Sedikit tentang Hipokritisme Kita

Bukan hal baru jika bos atau atasan kita tugas di luar kota untuk waktu beberapa lama, hati terasa plong, merasa bebas. Seorang teman tidak biasanya on line untuk chat seharian, tapi ketika ditanya, ‘kok tumben chatting nya lama ?’, katanya karena bos lagi pelesir. Ada teman yang masuk kantor telat, juga dengan alasan yang sama. Tidak ada yang ngawasi. Ada juga yang pake alasan filosofis, mengutip Aristóteles, dosa boleh dilakukan yang penting gak ada yang ngeliat.
Perumpamaan tentang penggarap-penggarap kebun anggur ( Matius 21:33-46) rasanya tidak diceritakan Yesus hanya sebagai metafor untuk melukiskan penolakan bangsa Israel atas keselamatan, atau ramalan antisipatif bagaimana Yesus menjadi tumbal dari penolakan itu. Perumpamaan ini menyapa kedalaman laku kita. Hipokritisme bisa hinggap pada siapa saja, termasuk kita orang Kristen.
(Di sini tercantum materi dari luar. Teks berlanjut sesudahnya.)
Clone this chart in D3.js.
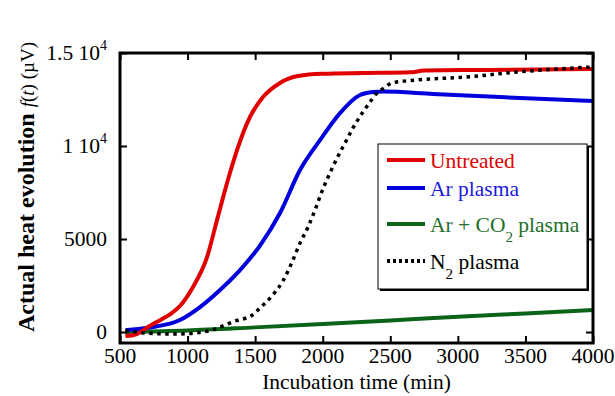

Dan petaka yang dibawa oleh sikap ini tak kurang kepalang besar.
Sang tuan tanah menyewa beberapa orang untuk menggarap kebun anggurnya sebelum ia pergi ke negeri seberang dalam waktu yang lama dengan perjanjian bahwa sepulangnya dari negeri seberang itu, ia bisa menerima hasil yang menjadi bagiaanya. Berarti diandaikan juga bahwa para penggarap akan menerima sebagai upah mereka hasil dari garapan itu. Akan tetapi yang diharapkan justru sebaliknya. Sang tuan tanah tidak menerima apa pun selain kenyatan bahwa hamba-hamba yang disuruhnya untuk menagih bagiannya dibunuh dengan sadis. Bahkan anaknya sendiri dibunuh.
Kiranya para penggarap tadi membunuh hamba dan anak sang tuan tanah bukan karena mereka tidak ingin membagikan hasil anggur melainkan bisa jadi mereka tidak menghasilkan apa-apa karena kelalaian mereka sendiri. Waktu yang diberikan untuk sekali musim tanam dan tuai tidak dimanfaatkan dengan baik. Apa yang mereka lakukan sepanjang waktu itu kiranya pula tidak jauh dengan pengalaman kecil yang diceritakan tadi. Mereka mengerjakan yang bukan tugas pokok mereka, atau nyambi dengan pekerjaan lain. Kalau kemungkinan kedua yang terjadi, hasilnya pun tidak maksimal atau teramat sedikit untuk dibagikan. Maka ketika tuan tanah meminta hasil yang menjadi bagiannya – dari yang amat sedikit itu – para penggarap itu tentu berpikir bagaimana mungkin mereka bisa memberi jika nantinya mereka tidak mendapat bagian?
Kisah ini akhirnya juga menjadi sindiran Yesus bagi setiap sikap hipokrit. Itu bisa ditujukan kepada kita orang Kristiani. Seberapa sering dan seberapa banyak waktu yang kita lalaikan selama atasan atau majikan kita pergi? Waktu yang kita terbuang untuk melakukan tugas dan tanggung jawab kita dengan setia sama nilainya dengan dua kali lipat kesematan untuk bertumbuh terbuang. Kita bisa makin kreatif dan berkembang dalam kesetiaan kita pada tugas. Di sinilah kesempatan kita berjumpa Tuhan betapun ada godaan untuk lari dari tugas itu. Tuhan biasanya datang di akhir, bukan sebagai penyesalan, tapi sebagai pertanyaan: apakah Rahmat – yang membuat waktu bernilai sama dengan dua kali lipat kesempatan untuk bertumbuh dan bahagia – sudah kita garap menjadi buah-buah yang siap dinikmati baik oleh kita sendiri maupun Dia?
Setiap hari dalam tugas yang kita emban, kita punya kesempatan berahmat untuk bersama Tuhan mengubah dunia ini. Anda mungkin bertanya, benarkah tetap datang ke kantor sebagai petugas cleaning service meski bos gak datang, bisa mengubah dunia jadi baik? Betulkah tetap bangun pagi untuk siapkan sarapan suami akan mengurangi terorisme di dunia? Who knows? Saling mendoakan supaya kita saling setia. Jangan sampai kesematan berahmat untuk mengubah dunia ini terambil dari kita dan diberikan kepada orang lain.